Puede sonar lógico. Pero no funciona.  La denominación “curva de Laffer” surgió en 1974, durante una reunión entre el propio Laffer y dos altos funcionarios del Gobierno de Richard Nixon llamados Dick Cheney y Donald Rumsfeld. Con tales patrocinadores, no podía salir nada bueno.  

En 1979, Ronald Reagan prometió que bajaría los impuestos si alcanzaba la presidencia. Alguien sensato debió de señalarle que ese mismo año, con Jimmy Carter como presidente, el déficit presupuestario (la diferencia entre lo que ingresa el Estado y lo que gasta) había alcanzado ya los 79.000 millones de dólares, y que las cosas no estaban como para recaudar menos. Reagan, sin embargo, pensaba que Laffer había encontrado la fórmula mágica, y que era posible bajar impuestos y a la vez resolver el déficit. 

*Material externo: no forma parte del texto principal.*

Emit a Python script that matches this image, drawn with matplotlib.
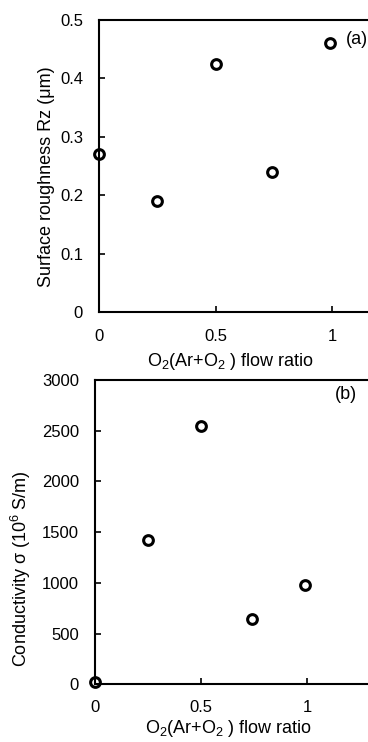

Ronald Reagan llegó a la Casa Blanca y bajó los impuestos. ¿Qué ocurrió? Pues que aumentó el déficit. En 1981, la deuda pública de Estados Unidos llegó al billón de dólares. En 1985, se acercaba a los dos billones. Un éxito.

El director de la oficina presupuestaria de la Casa Blanca, David Stockman, un tipo que al principio creyó también con fervor en la magia de Laffer, dimitió y escribió un libro titulado El triunfo de la política en el que, dentro de su liberalismo, recuperaba la cordura: los déficit y la deuda solo se reducen, decía, recortando razonablemente el gasto y manteniendo un nivel impositivo razonable. ¿Qué es lo razonable? Lo que funciona. No se sabe de antemano. Eso es la política. Y la economía.  

Podría pensarse que, después de eso, la “curva de Laffer” habría quedado arrinconada en el desván de las ideas inútiles. Los ocho años de Bill Clinton, cuya política fiscal de puro pragmatismo convirtió el déficit en superávit y redujo a mínimos históricos la deuda pública, deberían haber confirmado la inutilidad de la dichosa curva.  Ocurrió lo opuesto. Con George W. Bush, acompañado por Cheney y Rumsfeld, volvió a esgrimirse la curva y se redujeron los impuestos, casi exclusivamente a los más ricos. 

Bush aseguró en 2001 que, gracias a esa política fiscal favorable a las rentas más altas, en 2012 se alcanzaría un superávit de 5,6 billones de dólares. No solo se iba a acabar con la deuda, sino que se iba a acumular un tesoro. Aun considerando todo lo que Estados Unidos gastó a lo largo de los años siguientes en guerras y otros destrozos, y teniendo en cuenta la crisis que estalló en 2007, las proyecciones de Bush se demostraron absurdas. La deuda estadounidense roza hoy los 17 billones de dólares.  Da lo mismo. La derecha ultraliberal sigue preconizando bajadas de impuestos, especialmente a los ricos. 

Es como la “chica de la curva”: siempre habrá quien la vea.